Review Summary: More musically ambitious (and more inconsistent) than Horses, Patti Smith’s unfairly maligned second full-length effort is more than capable of standing independent to its predecessor.
I sometimes wonder how many times the designation of “sophomore slump” is unfairly applied by the kind of haughty critics who see any deviation from their personal expectations for an album as a kind of betrayal. The thing is, like many artists who debut with instant classics, Patti had made such a splash with Horses that living up to that impact on her second release must have seemed a near-impossible task. It seemed that, for Patti, the solution was to step back from the spotlight a bit and bring her backing band more to the fore. In doing so, she allowed herself to become more a part of her band, where on Horses it had seemed that the band was almost a part of her, a backdrop and complement to her fiercely independent poetics. The response from the music press was near-universal derision, with Radio Ethiopia being savaged by critics both for its more sinewy, hard-rock approach to rock and roll and its “self-indulgent” experimentation. It was an almost predictable reaction, but one that the album really didn’t deserve. The howling vitality and raw intelligence running like an artery through the album defies every shallow criticism the musical literati slapped onto it at the time of its release.
Smith never made it a secret that she wanted Radio Ethiopia to have a more commercial sound, electing to work with producer Jack Douglas, who had most famously produced none other than John Lennon. And initially, the album seems to bear that out that commercial vision: opener “Ask the Angels” is a catchy, uncharacteristically muscular rocker, more Mick Jagger swagger than Tom Verlaine jitter, featuring a rip-roaring guitar solo that wouldn’t sound out of place on a Cheap Trick album. It’s a fine song, and a great showcase of that iconic Patti Smith yowl, but for the three minutes that make up the song one can understand why the critics tended to pan Radio Ethiopia as a trite sellout album. But immediately “Ain’t It Strange” refutes that designation, its swampy, Doors-esque howl-and stomp building and receding into a whirling climax that drops just as suddenly into a panted whisper that burns the last embers of the song into nothing. That almost anti-commercial experimentation continues with “Poppies” a sensual, detached piece of heroin-poetry that drifts along for seven minutes on a blues-rock riff until it jarringly gives way to soaring Pop piano ballad “Pissing in a River”, which belies its vulgar title by being perhaps the most accessible song on the album.
That sharp variation between flirting with the commercial and diving headlong into primal experimentation is perhaps a running theme of Radio Ethiopia, as the Patti Smith Group can’t seem to decide which direction their evolution should take them. This certainly makes Radio Ethiopia something of a transition album, but also a bit of an anomaly for the band as the noisy fuckery seen on the title track are completely divorced from the androgynous art-house coolness of Horses, as well as the kinder, more digestible Easter. It was on the title track that most of the accusations of self-indulgence were piled, perhaps the criticism that was most justified and yet (to me at least) unfair. The roaring, pounding piece of psychedelic noise-rock runs like a burning freight train for ten full minutes, Patti abandoning herself to mostly incomprehensible snarls as the band burns and collapses around her. Accusations of self-indulgence may be justifiable but they fail to take in the scope and fury that makes the title track the zenith of the album.
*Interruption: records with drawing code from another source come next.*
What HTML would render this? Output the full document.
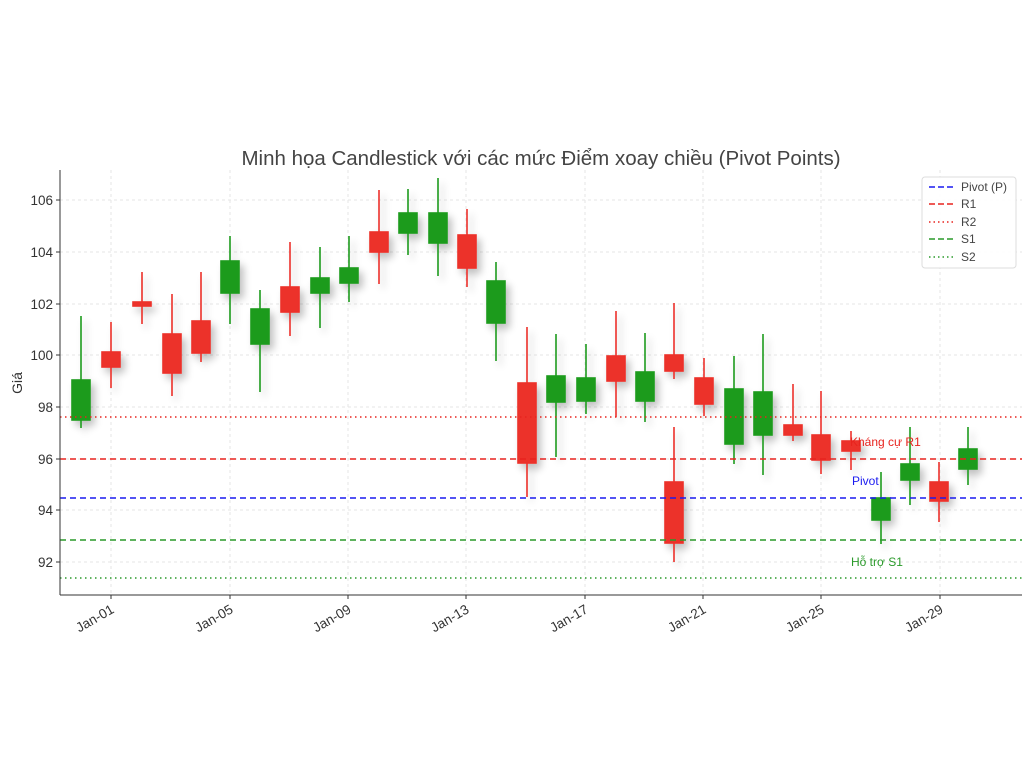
<!DOCTYPE html>
<html><head><meta charset="utf-8"><style>body{margin:0;background:#fff}</style></head><body>
<svg width="1036" height="776" xmlns="http://www.w3.org/2000/svg" font-family="Liberation Sans, DejaVu Sans, sans-serif">
<defs><filter id="sh" x="-50%" y="-50%" width="200%" height="200%"><feGaussianBlur in="SourceAlpha" stdDeviation="4"/><feOffset dx="4" dy="5"/><feComponentTransfer><feFuncA type="linear" slope="0.25"/></feComponentTransfer><feMerge><feMergeNode/><feMergeNode in="SourceGraphic"/></feMerge></filter></defs>
<text x="541" y="165" font-size="20.5" fill="#444" text-anchor="middle">Minh họa Candlestick với các mức Điểm xoay chiều (Pivot Points)</text>
<g stroke="#e6e6e6" stroke-dasharray="3,3" stroke-width="1">
<line x1="60" x2="1022" y1="200" y2="200"/><line x1="60" x2="1022" y1="252" y2="252"/><line x1="60" x2="1022" y1="304" y2="304"/><line x1="60" x2="1022" y1="355" y2="355"/><line x1="60" x2="1022" y1="407" y2="407"/><line x1="60" x2="1022" y1="459" y2="459"/><line x1="60" x2="1022" y1="510" y2="510"/><line x1="60" x2="1022" y1="562" y2="562"/>
<line y1="170" y2="595" x1="111" x2="111"/><line y1="170" y2="595" x1="230" x2="230"/><line y1="170" y2="595" x1="348" x2="348"/><line y1="170" y2="595" x1="466" x2="466"/><line y1="170" y2="595" x1="585" x2="585"/><line y1="170" y2="595" x1="703" x2="703"/><line y1="170" y2="595" x1="821" x2="821"/><line y1="170" y2="595" x1="940" x2="940"/>
</g>
<g filter="url(#sh)" stroke-width="1.6">
<g stroke="#1e9b1e" fill="#1e9b1e">
<line x1="81" x2="81" y1="316" y2="428"/><rect x="72" y="380" width="18" height="40"/>
<line x1="230" x2="230" y1="236" y2="324"/><rect x="221" y="261" width="18" height="32"/>
<line x1="260" x2="260" y1="290" y2="392"/><rect x="251" y="309" width="18" height="35"/>
<line x1="320" x2="320" y1="247" y2="328"/><rect x="311" y="278" width="18" height="15"/>
<line x1="349" x2="349" y1="236" y2="302"/><rect x="340" y="268" width="18" height="15"/>
<line x1="408" x2="408" y1="189" y2="255"/><rect x="399" y="213" width="18" height="20"/>
<line x1="438" x2="438" y1="178" y2="276"/><rect x="429" y="213" width="18" height="30"/>
<line x1="496" x2="496" y1="262" y2="361"/><rect x="487" y="281" width="18" height="42"/>
<line x1="556" x2="556" y1="334" y2="457"/><rect x="547" y="376" width="18" height="26"/>
<line x1="586" x2="586" y1="344" y2="414"/><rect x="577" y="378" width="18" height="23"/>
<line x1="645" x2="645" y1="333" y2="422"/><rect x="636" y="372" width="18" height="29"/>
<line x1="734" x2="734" y1="356" y2="464"/><rect x="725" y="389" width="18" height="55"/>
<line x1="763" x2="763" y1="334" y2="475"/><rect x="754" y="392" width="18" height="43"/>
<line x1="881" x2="881" y1="472" y2="544"/><rect x="872" y="498" width="18" height="22"/>
<line x1="910" x2="910" y1="427" y2="505"/><rect x="901" y="464" width="18" height="16"/>
<line x1="968" x2="968" y1="427" y2="485"/><rect x="959" y="449" width="18" height="20"/>
</g>
<g stroke="#ec302a" fill="#ec302a">
<line x1="111" x2="111" y1="322" y2="388"/><rect x="102" y="352" width="18" height="15"/>
<line x1="142" x2="142" y1="272" y2="324"/><rect x="133" y="302" width="18" height="4"/>
<line x1="172" x2="172" y1="294" y2="396"/><rect x="163" y="334" width="18" height="39"/>
<line x1="201" x2="201" y1="272" y2="362"/><rect x="192" y="321" width="18" height="32"/>
<line x1="290" x2="290" y1="242" y2="336"/><rect x="281" y="287" width="18" height="25"/>
<line x1="379" x2="379" y1="190" y2="284"/><rect x="370" y="232" width="18" height="20"/>
<line x1="467" x2="467" y1="209" y2="287"/><rect x="458" y="235" width="18" height="33"/>
<line x1="527" x2="527" y1="327" y2="497"/><rect x="518" y="383" width="18" height="80"/>
<line x1="616" x2="616" y1="311" y2="417"/><rect x="607" y="356" width="18" height="25"/>
<line x1="674" x2="674" y1="303" y2="379"/><rect x="665" y="355" width="18" height="16"/>
<line x1="674" x2="674" y1="427" y2="562"/><rect x="665" y="482" width="18" height="61"/>
<line x1="704" x2="704" y1="358" y2="416"/><rect x="695" y="378" width="18" height="26"/>
<line x1="793" x2="793" y1="384" y2="441"/><rect x="784" y="425" width="18" height="10"/>
<line x1="821" x2="821" y1="391" y2="474"/><rect x="812" y="435" width="18" height="25"/>
<line x1="851" x2="851" y1="431" y2="470"/><rect x="842" y="441" width="18" height="10"/>
<line x1="939" x2="939" y1="462" y2="522"/><rect x="930" y="482" width="18" height="19"/>
</g>
</g>
<g stroke-width="1.6">
<line x1="60" x2="1022" y1="417" y2="417" stroke="#e8231e" stroke-dasharray="1.5,3.5"/>
<line x1="60" x2="1022" y1="459" y2="459" stroke="#e8231e" stroke-dasharray="6,4"/>
<line x1="60" x2="1022" y1="498" y2="498" stroke="#1a1af0" stroke-dasharray="6,4"/>
<line x1="60" x2="1022" y1="540" y2="540" stroke="#2a9a2a" stroke-dasharray="6,4"/>
<line x1="60" x2="1022" y1="578" y2="578" stroke="#2a9a2a" stroke-dasharray="1.5,3.5"/>
</g>
<text x="850" y="446" font-size="12" fill="#e8231e">Kháng cự R1</text>
<text x="852" y="485" font-size="12" fill="#1a1af0">Pivot</text>
<text x="851" y="566" font-size="12" fill="#2a9a2a">Hỗ trợ S1</text>
<g stroke="#333" stroke-width="1"><line x1="60" x2="60" y1="170" y2="595"/><line x1="60" x2="1022" y1="595" y2="595"/></g>
<g font-size="13.5" fill="#333" text-anchor="end">
<text x="53" y="205">106</text><text x="53" y="257">104</text><text x="53" y="309">102</text><text x="53" y="360">100</text><text x="53" y="412">98</text><text x="53" y="464">96</text><text x="53" y="515">94</text><text x="53" y="567">92</text>
</g>
<g stroke="#333"><line x1="56" x2="60" y1="200" y2="200"/><line x1="56" x2="60" y1="252" y2="252"/><line x1="56" x2="60" y1="304" y2="304"/><line x1="56" x2="60" y1="355" y2="355"/><line x1="56" x2="60" y1="407" y2="407"/><line x1="56" x2="60" y1="459" y2="459"/><line x1="56" x2="60" y1="510" y2="510"/><line x1="56" x2="60" y1="562" y2="562"/>
<line x1="111" x2="111" y1="595" y2="599"/><line x1="230" x2="230" y1="595" y2="599"/><line x1="348" x2="348" y1="595" y2="599"/><line x1="466" x2="466" y1="595" y2="599"/><line x1="585" x2="585" y1="595" y2="599"/><line x1="703" x2="703" y1="595" y2="599"/><line x1="821" x2="821" y1="595" y2="599"/><line x1="940" x2="940" y1="595" y2="599"/></g>
<g font-size="13.5" fill="#333" text-anchor="end">
<text transform="translate(115,612) rotate(-30)">Jan-01</text><text transform="translate(234,612) rotate(-30)">Jan-05</text><text transform="translate(352,612) rotate(-30)">Jan-09</text><text transform="translate(470,612) rotate(-30)">Jan-13</text><text transform="translate(589,612) rotate(-30)">Jan-17</text><text transform="translate(707,612) rotate(-30)">Jan-21</text><text transform="translate(825,612) rotate(-30)">Jan-25</text><text transform="translate(944,612) rotate(-30)">Jan-29</text>
</g>
<text transform="translate(22,383) rotate(-90)" font-size="14" fill="#333" text-anchor="middle">Giá</text>
<rect x="922" y="177" width="94" height="91" rx="3" fill="#fff" fill-opacity="0.9" stroke="#ddd"/>
<g stroke-width="1.6">
<line x1="929" x2="953" y1="187" y2="187" stroke="#1a1af0" stroke-dasharray="6,3"/>
<line x1="929" x2="953" y1="204" y2="204" stroke="#e8231e" stroke-dasharray="6,3"/>
<line x1="929" x2="953" y1="222" y2="222" stroke="#e8231e" stroke-dasharray="1.5,3"/>
<line x1="929" x2="953" y1="239" y2="239" stroke="#2a9a2a" stroke-dasharray="6,3"/>
<line x1="929" x2="953" y1="257" y2="257" stroke="#2a9a2a" stroke-dasharray="1.5,3"/>
</g>
<g font-size="12" fill="#444"><text x="961" y="191">Pivot (P)</text><text x="961" y="208">R1</text><text x="961" y="226">R2</text><text x="961" y="243">S1</text><text x="961" y="261">S2</text></g>
</svg>
</body></html>
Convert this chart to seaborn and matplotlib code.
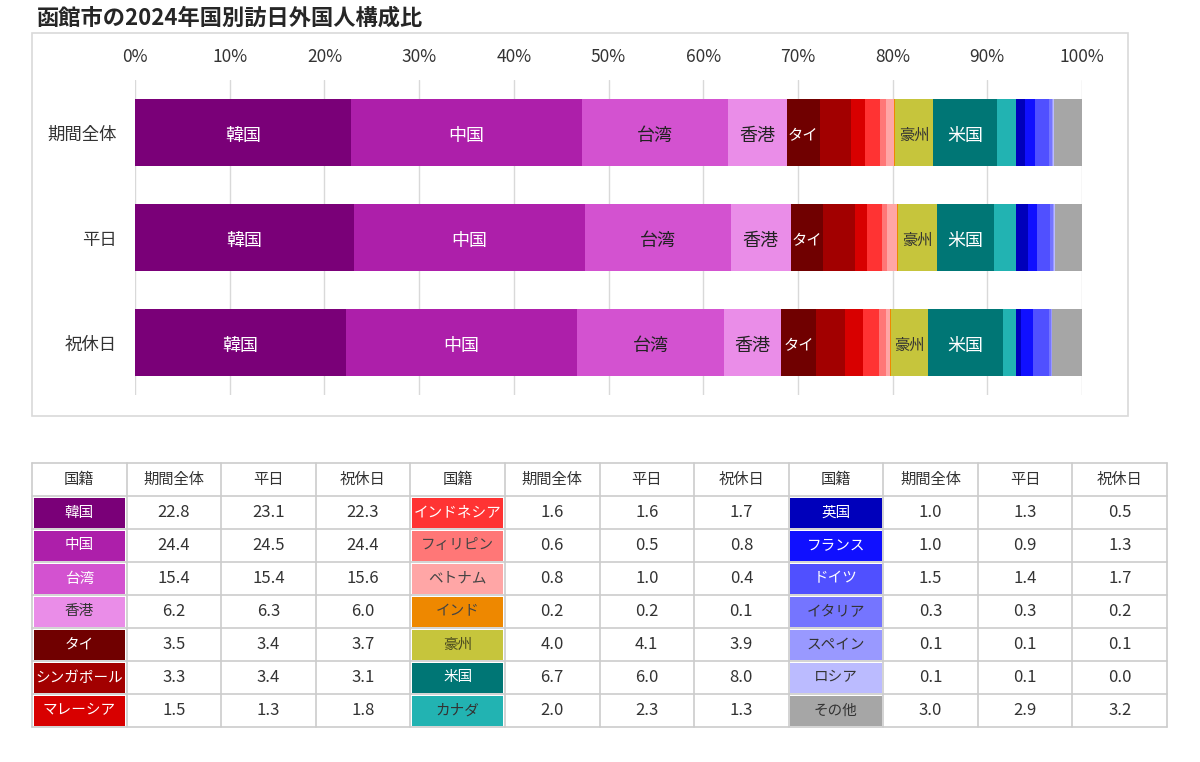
import numpy as np
import pandas as pd
import matplotlib
matplotlib.use("Agg")
import matplotlib.pyplot as plt
import seaborn as sns

# ---------------- data ----------------
title = "函館市の2024年国別訪日外国人構成比"
periods = ["期間全体", "平日", "祝休日"]
countries = ["韓国", "中国", "台湾", "香港", "タイ", "シンガポール", "マレーシア",
             "インドネシア", "フィリピン", "ベトナム", "インド", "豪州", "米国", "カナダ",
             "英国", "フランス", "ドイツ", "イタリア", "スペイン", "ロシア", "その他"]
v_all = [22.8, 24.4, 15.4, 6.2, 3.5, 3.3, 1.5,
         1.6, 0.6, 0.8, 0.2, 4.0, 6.7, 2.0,
         1.0, 1.0, 1.5, 0.3, 0.1, 0.1, 3.0]
v_weekday = [23.1, 24.5, 15.4, 6.3, 3.4, 3.4, 1.3,
             1.6, 0.5, 1.0, 0.2, 4.1, 6.0, 2.3,
             1.3, 0.9, 1.4, 0.3, 0.1, 0.1, 2.9]
v_holiday = [22.3, 24.4, 15.6, 6.0, 3.7, 3.1, 1.8,
             1.7, 0.8, 0.4, 0.1, 3.9, 8.0, 1.3,
             0.5, 1.3, 1.7, 0.2, 0.1, 0.0, 3.2]
x_ticks = [0, 10, 20, 30, 40, 50, 60, 70, 80, 90, 100]
table_header = ["国籍", "期間全体", "平日", "祝休日"]

# ---------------- styles ----------------
colors = ["#7A0078", "#AD1FAA", "#D352D0", "#EA8DE8", "#700000", "#A20000", "#D80000",
          "#FF3333", "#FF7777", "#FFA6A6", "#EE8800", "#C6C53C", "#007675", "#22B3B2",
          "#0000BB", "#1010FF", "#5050FF", "#7575FF", "#9999FF", "#BBBBFF", "#A6A6A6"]
cell_text_colors = ["white", "white", "white", "#333333", "white", "white", "white",
                    "white", "#444444", "#444444", "#444444", "#4a4a20", "white", "#333333",
                    "white", "white", "white", "#333333", "#333333", "#333333", "#333333"]
bar_labels = {"韓国": ("white", 13), "中国": ("white", 13), "台湾": ("#222222", 13),
              "香港": ("#222222", 13), "タイ": ("white", 11), "豪州": ("#333333", 11),
              "米国": ("white", 13)}

sns.set_theme(style="white")
plt.rcParams["font.family"] = ["Noto Sans CJK JP", "DejaVu Sans"]

W, H = 1200, 762
fig = plt.figure(figsize=(W / 100, H / 100), dpi=100)


def rect(x0, y0, x1, y1):
    return [x0 / W, 1 - y1 / H, (x1 - x0) / W, (y1 - y0) / H]


# background axes in pixel coordinates (frame + table)
axt = fig.add_axes([0, 0, 1, 1])
axt.set_xlim(0, W)
axt.set_ylim(H, 0)
axt.axis("off")
axt.patch.set_alpha(0)

axt.add_patch(plt.Rectangle((32, 33), 1128 - 32, 416 - 33, fill=False,
                            edgecolor="#d9d9d9", lw=1.2))
fig.text(37 / W, 1 - 18 / H, title, fontsize=16, fontweight="bold",
         color="#262626", ha="left", va="center")

# ---------------- stacked bar chart ----------------
vals = np.array([v_all, v_weekday, v_holiday])
vals_pct = vals / vals.sum(axis=1, keepdims=True) * 100
cum = np.cumsum(vals_pct, axis=1)

rows = []
for pi, p in enumerate(periods):
    for ci, c in enumerate(countries):
        rows.append({"period": p, "country": c, "value": vals_pct[pi, ci],
                     "cum": cum[pi, ci]})
df = pd.DataFrame(rows)

ax = fig.add_axes(rect(135, 80, 1082, 395))
for ci in reversed(range(len(countries))):
    sub = df[df["country"] == countries[ci]]
    sns.barplot(data=sub, x="cum", y="period", order=periods, color=colors[ci],
                orient="h", width=0.63, saturation=1, linewidth=0,
                errorbar=None, ax=ax)

for _, r in df.iterrows():
    if r["country"] in bar_labels:
        col, fs = bar_labels[r["country"]]
        yi = periods.index(r["period"])
        ax.text(r["cum"] - r["value"] / 2, yi + 0.03, r["country"], ha="center",
                va="center", color=col, fontsize=fs)

ax.set_xlim(0, 100)
ax.set_xticks(x_ticks)
ax.set_xticklabels([f"{t}%" for t in x_ticks])
ax.xaxis.tick_top()
ax.set_xlabel("")
ax.set_ylabel("")
ax.grid(axis="x", color="#d9d9d9", lw=1)
ax.grid(axis="y", visible=False)
ax.set_axisbelow(True)
for s in ax.spines.values():
    s.set_visible(False)
ax.tick_params(axis="x", length=0, pad=10, labelsize=12.5, colors="#333333")
ax.tick_params(axis="y", length=0, pad=13, labelsize=12.5, colors="#333333")
ax.patch.set_alpha(0)

# ---------------- table ----------------
tx0, tx1 = 32, 1167
ty0, row_h = 463, 33
ncols = 12
col_w = (tx1 - tx0) / ncols
n_per_group = 7
grid_col = "#cccccc"

data_cols = [v_all, v_weekday, v_holiday]
for g in range(3):
    gx = tx0 + g * 4 * col_w
    # header
    for k, h in enumerate(table_header):
        axt.text(gx + (k + 0.5) * col_w, ty0 + row_h / 2, h, ha="center",
                 va="center", fontsize=11, color="#333333")
    for r in range(n_per_group):
        ci = g * n_per_group + r
        yc = ty0 + (r + 1.5) * row_h
        ytop = ty0 + (r + 1) * row_h
        axt.add_patch(plt.Rectangle((gx + 1.5, ytop + 1.5), col_w - 3, row_h - 3,
                                    facecolor=colors[ci], edgecolor="none"))
        axt.text(gx + col_w / 2, yc, countries[ci], ha="center", va="center",
                 fontsize=10.5, color=cell_text_colors[ci])
        for k in range(3):
            axt.text(gx + (k + 1.5) * col_w, yc, f"{data_cols[k][ci]:.1f}",
                     ha="center", va="center", fontsize=12, color="#333333")

# grid lines
for k in range(ncols + 1):
    x = tx0 + k * col_w
    axt.plot([x, x], [ty0, ty0 + 8 * row_h], color=grid_col, lw=1.2)
for r in range(9):
    y = ty0 + r * row_h
    axt.plot([tx0, tx1], [y, y], color=grid_col, lw=1.2)

fig.savefig("out.png", dpi=100)
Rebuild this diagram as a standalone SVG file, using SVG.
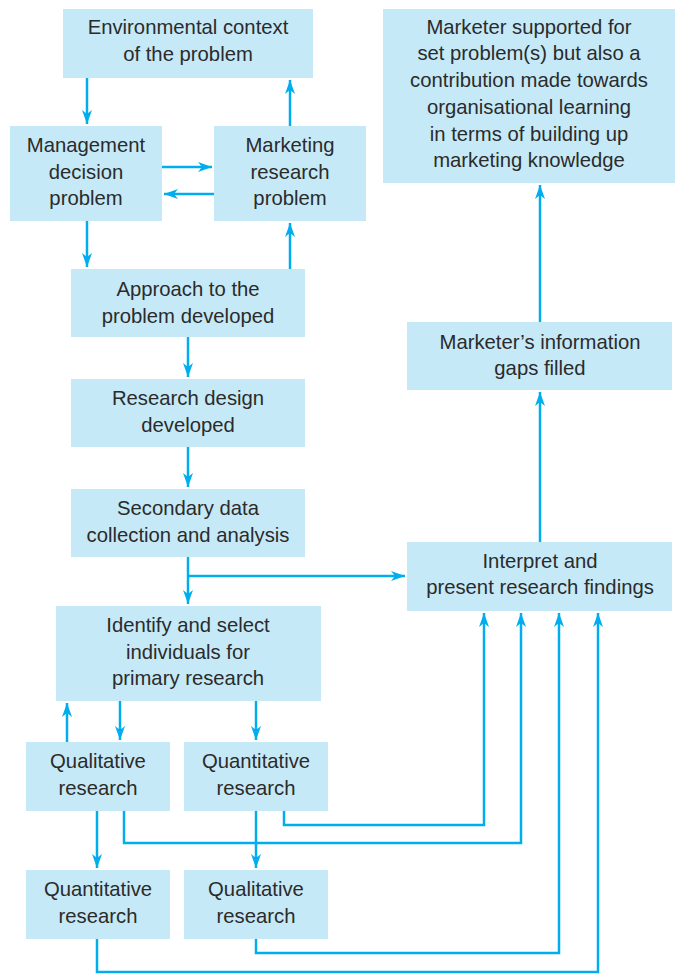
<svg xmlns="http://www.w3.org/2000/svg" width="684" height="975" viewBox="0 0 684 975">
<defs>
<marker id="ah" markerUnits="userSpaceOnUse" markerWidth="15" markerHeight="10" refX="14" refY="5" orient="auto">
<path d="M0,0 L14,5 L0,10 L4,5 z" fill="#00aeef"/>
</marker>
<style>
.b{fill:#c6e9f8}
.t{font-family:"Liberation Sans",Arial,sans-serif;font-size:20.3px;fill:#2b2b2b;text-anchor:middle}
.c{fill:none;stroke:#00aeef;stroke-width:2.5}
.a{marker-end:url(#ah)}
</style>
</defs>
<rect width="684" height="975" fill="#ffffff"/>
<g id="env"><rect class="b" x="63" y="9" width="250" height="69"/><text class="t" x="188" y="34">Environmental context</text><text class="t" x="188" y="61">of the problem</text></g>
<g id="mdp"><rect class="b" x="10" y="126" width="152" height="95"/><text class="t" x="86" y="152">Management</text><text class="t" x="86" y="178.5">decision</text><text class="t" x="86" y="205">problem</text></g>
<g id="mrp"><rect class="b" x="214" y="126" width="152" height="95"/><text class="t" x="290" y="152">Marketing</text><text class="t" x="290" y="178.5">research</text><text class="t" x="290" y="205">problem</text></g>
<g id="approach"><rect class="b" x="71" y="269" width="234" height="68"/><text class="t" x="188" y="296">Approach to the</text><text class="t" x="188" y="323">problem developed</text></g>
<g id="design"><rect class="b" x="71" y="379" width="234" height="68"/><text class="t" x="188" y="405">Research design</text><text class="t" x="188" y="432">developed</text></g>
<g id="secondary"><rect class="b" x="71" y="489" width="234" height="68"/><text class="t" x="188" y="515">Secondary data</text><text class="t" x="188" y="542">collection and analysis</text></g>
<g id="identify"><rect class="b" x="56" y="606" width="265" height="95"/><text class="t" x="188" y="632">Identify and select</text><text class="t" x="188" y="659">individuals for</text><text class="t" x="188" y="685">primary research</text></g>
<g id="qual1"><rect class="b" x="26" y="742" width="144" height="69"/><text class="t" x="98" y="768">Qualitative</text><text class="t" x="98" y="795">research</text></g>
<g id="quant1"><rect class="b" x="184" y="742" width="144" height="69"/><text class="t" x="256" y="768">Quantitative</text><text class="t" x="256" y="795">research</text></g>
<g id="quant2"><rect class="b" x="26" y="870" width="144" height="69"/><text class="t" x="98" y="896">Quantitative</text><text class="t" x="98" y="923">research</text></g>
<g id="qual2"><rect class="b" x="184" y="870" width="144" height="69"/><text class="t" x="256" y="896">Qualitative</text><text class="t" x="256" y="923">research</text></g>
<g id="supported"><rect class="b" x="383" y="9" width="292" height="174"/><text class="t" x="529" y="34">Marketer supported for</text><text class="t" x="529" y="60">set problem(s) but also a</text><text class="t" x="529" y="87">contribution made towards</text><text class="t" x="529" y="114">organisational learning</text><text class="t" x="529" y="141">in terms of building up</text><text class="t" x="529" y="167">marketing knowledge</text></g>
<g id="gaps"><rect class="b" x="407" y="322" width="265" height="68"/><text class="t" x="540" y="349">Marketer’s information</text><text class="t" x="540" y="375">gaps filled</text></g>
<g id="interpret"><rect class="b" x="407" y="542" width="265" height="69"/><text class="t" x="540" y="568">Interpret and</text><text class="t" x="540" y="594">present research findings</text></g>
<g id="connectors">
<path class="c a" d="M87,78 V124"/>
<path class="c a" d="M290,126 V80"/>
<path class="c a" d="M162,167 H212"/>
<path class="c a" d="M214,194 H164"/>
<path class="c a" d="M87,221 V267"/>
<path class="c a" d="M290,269 V223"/>
<path class="c a" d="M188,337 V377"/>
<path class="c a" d="M188,447 V487"/>
<path class="c a" d="M188,557 V604"/>
<path class="c a" d="M188,576 H405"/>
<path class="c a" d="M67,742 V703"/>
<path class="c a" d="M120,701 V740"/>
<path class="c a" d="M256,701 V740"/>
<path class="c a" d="M97,811 V868"/>
<path class="c a" d="M256,811 V868"/>
<path class="c a" d="M284,811 V825 H484 V613"/>
<path class="c a" d="M124,811 V843 H521 V613"/>
<path class="c a" d="M256,939 V953 H559 V613"/>
<path class="c a" d="M97,939 V972 H598 V613"/>
<path class="c a" d="M540,542 V392"/>
<path class="c a" d="M540,322 V185"/>
</g>
</svg>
In hindsight the level of vitriol that was directed at the Patti Smith Group’s second LP by the press seems a little idiosyncratic. In a sense, the criticism isn’t without merit: at no point does the album reveal itself as immediately iconic as that immortal opening line of Gloria does, and it’s certainly more of a group effort than Horses: the guitars are heftier and riffier, the band is working increasingly with Patti rather than for her and Patti’s poetry takes a bit of a backseat to her dynamic vocal stylings. But the two main accusations, selling out and self-indulgence, seem to be at odds with each other, especially since the band’s newfound hard rock sensibilities are so effectively undermined both by Patti’s continuing focus on cutting, offbeat poetry and her wild vocal stylings. Ultimately, the album makes enough of a statement on its own that it doesn’t necessarily need the comparison to Horses, in fact the preconception that it even had to live up to, or be a sequel to that album only obscures its artistic merits, to which the contemporary critical reaction can attest. With that in mind, Radio Ethiopia leaves its mark as a powerful, uncompromising statement that richly deserves the critical reexamination that it’s received over the years.